Northwest, itself, is a global church, with an English-speaking congregation, but also Hispanic, Korean, Mandarin, second generation Asian, Native American and an All Nations church worshipping in its facilities, as well as two church plants.
As the Life Groups at Northwest have been praying for unreached people groups, opportunities for service have emerged. The campus group is ministering to Iraquis at Westview Apartments, and two groups are already serving the Hmong and Lao. The groups are also discovering locations of Mongols of China, Han Chinese of Italy and Arabs and Lybians at the Oklahoma City University English Language School.
In addition to the church praying for the unreached people groups, each class also has adopted a home room at Taft Middle School, across the street from the church, to pray for and minister to.
“We have contacted the teachers, had backpack drives, do tutoring ministries and have an open gym,” Brammer said. “It’s our goal to change one child’s life.”
The Life Groups minister to the school in different ways. For example, one group visits its class the second Tuesday of each month to celebrate birthdays, complete with decorations, cake, punch and gifts for those with birthdays that month.
Bob Mayfield, Baptist General Convention of Oklahoma Sunday School/adult discipleship specialist, is serving as interim education director at Northwest, and has helped to guide the pilot 6,426 program there.
“Encouraging our classes to adopt a people group and pray for them for one year also helps us focus on the right priorities,” Mayfield said. ‘In my opinion, ultimately this is not about my church or your church or my group or your group. It is not about who has the cooler strategy or which pastor looks good in a faux hawk. The focus is on people who have never heard the Gospel. We are praying for people who will spend eternity in hell unless they respond positively to the Gospel.

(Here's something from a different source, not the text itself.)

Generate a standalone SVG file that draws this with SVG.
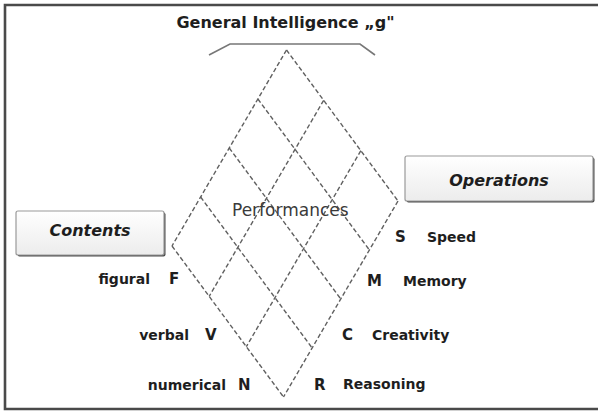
<svg xmlns="http://www.w3.org/2000/svg" width="598" height="412" viewBox="0 0 598 412">
<style>
.grid{stroke:#606060;stroke-width:1.4;stroke-dasharray:4.5 2.5;fill:none}
.lbl{font-family:"DejaVu Sans",sans-serif;font-weight:bold;font-size:14px;fill:#1e1e1e}
.let{font-family:"DejaVu Sans",sans-serif;font-weight:bold;font-size:15px;fill:#1e1e1e}
.box{fill:url(#bg);stroke:#9a9a9a;stroke-width:1.2}
.shadow{fill:#4a4a4a}
.boxtxt{font-family:"DejaVu Sans",sans-serif;font-weight:bold;font-style:italic;font-size:16px;fill:#1e1e1e;text-anchor:middle}
</style>
<defs>
<linearGradient id="bg" x1="0" y1="0" x2="0" y2="1">
<stop offset="0" stop-color="#ffffff"/>
<stop offset="1" stop-color="#ececec"/>
</linearGradient>
</defs>
<rect width="598" height="412" fill="#ffffff"/>
<path d="M598,5 H5 V409 H598" fill="none" stroke="#4a4a4a" stroke-width="2.6"/>
<g id="title">
<text x="285.5" y="28" font-family="DejaVu Sans, sans-serif" font-weight="bold" font-size="16" fill="#1e1e1e" text-anchor="middle">General Intelligence „g"</text>
<polyline points="209,55 230,44 360,44 375,55" fill="none" stroke="#777" stroke-width="1.6"/>
</g>
<g id="connectors">
<line class="grid" x1="286.5" y1="50" x2="172" y2="246"/>
<line class="grid" x1="323.67" y1="100.33" x2="209.17" y2="296.33"/>
<line class="grid" x1="360.83" y1="150.67" x2="246.33" y2="346.67"/>
<line class="grid" x1="398" y1="201" x2="283.5" y2="397"/>
<line class="grid" x1="286.5" y1="50" x2="398" y2="201"/>
<line class="grid" x1="257.875" y1="99" x2="369.375" y2="250"/>
<line class="grid" x1="229.25" y1="148" x2="340.75" y2="299"/>
<line class="grid" x1="200.625" y1="197" x2="312.125" y2="348"/>
<line class="grid" x1="172" y1="246" x2="283.5" y2="397"/>
</g>
<g id="performances">
<text x="232" y="216" font-family="DejaVu Sans, sans-serif" font-size="17" fill="#3a3a3a">Performances</text>
</g>
<g id="contents">
<rect class="shadow" x="17.5" y="212.5" width="148" height="44" rx="2"/>
<rect class="box" x="16" y="211" width="148" height="44" rx="2"/>
<text class="boxtxt" x="90" y="236">Contents</text>
</g>
<g id="operations">
<rect class="shadow" x="406.5" y="157.5" width="188" height="45" rx="2"/>
<rect class="box" x="405" y="156" width="188" height="45" rx="2"/>
<text class="boxtxt" x="499" y="186">Operations</text>
</g>
<g id="content-labels">
<text class="lbl" x="150" y="284" text-anchor="end">figural</text>
<text class="let" x="169" y="284">F</text>
<text class="lbl" x="189" y="340" text-anchor="end">verbal</text>
<text class="let" x="205" y="340">V</text>
<text class="lbl" x="226" y="390" text-anchor="end">numerical</text>
<text class="let" x="238" y="390">N</text>
</g>
<g id="operation-labels">
<text class="let" x="395" y="242">S</text>
<text class="lbl" x="427" y="242">Speed</text>
<text class="let" x="367" y="286">M</text>
<text class="lbl" x="403" y="286">Memory</text>
<text class="let" x="342" y="340">C</text>
<text class="lbl" x="372" y="340">Creativity</text>
<text class="let" x="314" y="390">R</text>
<text class="lbl" x="343" y="389">Reasoning</text>
</g>
</svg>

And for the people to respond, somehow the Gospel must be shared with them.”
Mayfield said in 2011, his office is challenging every Sunday School class or small group in Oklahoma to adopt a people group.
“Not only have these 2 billion people never heard the Gospel of Jesus Christ, the IMB has told us that an extensive effort to pray for all 6,426 people groups has never been accomplished either,” Mayfield said.
Mayfield added that for many of the people at Northwest, and eventually across the state, Roman’s 10:14-15 is going to become more than a couple of verses in the Bible.
“The reality of ‘ . . . how can they hear without a preacher’ is going to have the face of their adopted people group on it,” he said. “Whether you are a pastor or a Sunday School leader, we are called to do more than just make good attenders out of our people. We are called to equip them to become missionaries and not just members, to be the hands and feet of Jesus in our world.”
Mayfield said one of the reasons he is a proponent of the missional communities strand of the Sunday School movement is because it encourages people to adjust their thinking from Bible study as something done in class to applying the Bible to the world around them.
“I believe many followers know as little of the world around them as they do their Bible,” Mayfield pointed out. “We want to help them discover and learn about the world we all belong to and which Christ has called us to love and share the Gospel with. Our prayers will be more earnest and more informed. Our souls will be better touched and led by the Spirit.”
He noted that unless we are inaccurately reading the Great Commision texts of the four gospels and Acts, we are called to spread the Gospel to every corner of the globe.
“The missional communities form of Sunday School is committed to making missionaries out of members,” he said.
Mayfield suggests there are several ways to pray for people groups including praying for:
1. people whom God is leading to become missionaries to the group.
2. leaders within the people group who can welcome missionaries of the Gospel (a person of peace).
3. witnessing opportunities to open up.
4. churches to be planted within the people group.
5. the Bible to be translated into their own language.
6. families of missionaries within your people group.
7. awareness and conviction of sin and the redemption available at the Cross.
8. the transformation of society through the spread of the Gospel.